In the "German phase," Mannheim's most productive one, he turned from philosophy to sociology, inquiring into the roots of culture. His essays on the sociology of knowledge became classics. In Ideology and Utopia (1929) he argued that the application of the term ideology ought to be broadened. He traced the history of the term from what he called a "particular" view, which saw ideology as the perhaps deliberate obscuring of facts. This view gave way to a "total" conception (influenced by Marx) which argued that a whole social group's thought was formed by its social position (for example, the proletariat's beliefs were conditioned by their relationship to the means of production). However, Mannheim introduced an additional step, which he called a "general total conception" of ideology, in which it was recognized that everyone's beliefs—including those of the social scientists—were a product of the context in which they were created. He feared, however, that this could lead to relativism, and so he proposed the idea of “relationism”—the idea that certain things are true only in certain times and places. To uphold the distinction, he maintained that the recognition of different perspectives according to differences in time and social location appears arbitrary only from the perspective of an abstract and disembodied theory of knowledge. Mannheim felt that a stratum of free-floating intellectuals (whom he claimed were only loosely anchored to the class structure of society) could most perfectly realize this form of truth by creating a "dynamic synthesis" of the ideologies of other groups.
For Mannheim, “ideology” meant the system of thought held by ruling groups in the society, which was maintained in order to preserve the status quo. On the other side was the “utopian” thought, which meant exactly the opposite, and which was supported by the oppressed. Mannheim held that "ideological structure does not change independently of the class structure and the class structure does not change independently of the economic structure" (Mannheim 1929).
Mannheim's ambitious attempt to promote a comprehensive sociological analysis of the structures of knowledge was treated with suspicion by Marxists and neo-Marxists of the Frankfurt School. They saw the rising popularity of the sociology of knowledge as neutralization and a betrayal of Marxist inspiration. During his few years in Frankfurt prior to 1933, the rivalry between the two intellectual groupings—Mannheim's seminar (with his assistant Norbert Elias) and that of Max Horkheimer and the Institute for Social Research—was intense.
In his "British phase," Mannheim attempted a comprehensive analysis of the structure of modern society by way of democratic social planning and education. His work was admired more by educators, social workers, and religious thinkers than it was by the small community of British sociologists. His books on planning nevertheless played an important part in the political debates of the immediate post-war years, both in the United States and in several European countries.
In the years after its publication, Mannheim’s Ideology and Utopia stirred enormous interest. The list of reviewers who wrote on it includes a remarkable roll call of individuals who became famous in exile after the rise of Hitler: Hannah Arendt, Max Horkheimer, Herbert Marcuse, Paul Tillich, Hans Speier, Gunther Stern (Anders), Waldemar Gurian, Siegfried Kracauer, Otto Neurath, Karl August Wittfogel, Béla Fogarasi, and Leo Strauss.
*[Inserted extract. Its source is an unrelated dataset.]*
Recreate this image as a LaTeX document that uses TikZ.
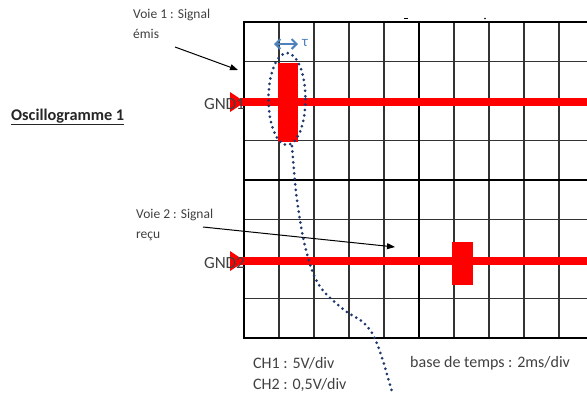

Eventually Ideologie und Utopie became the most widely debated book by a living sociologist in Germany during the Weimar Republic. The English version Ideology and Utopia (1936) has been a standard in American-style international academic sociology. In addition to Ideologie und Utopie, Mannheim wrote some fifty major essays and treatises—most later published in book form. His sociological theorizing has been the subject of numerous book-length studies, evidence of an international interest in his principal themes.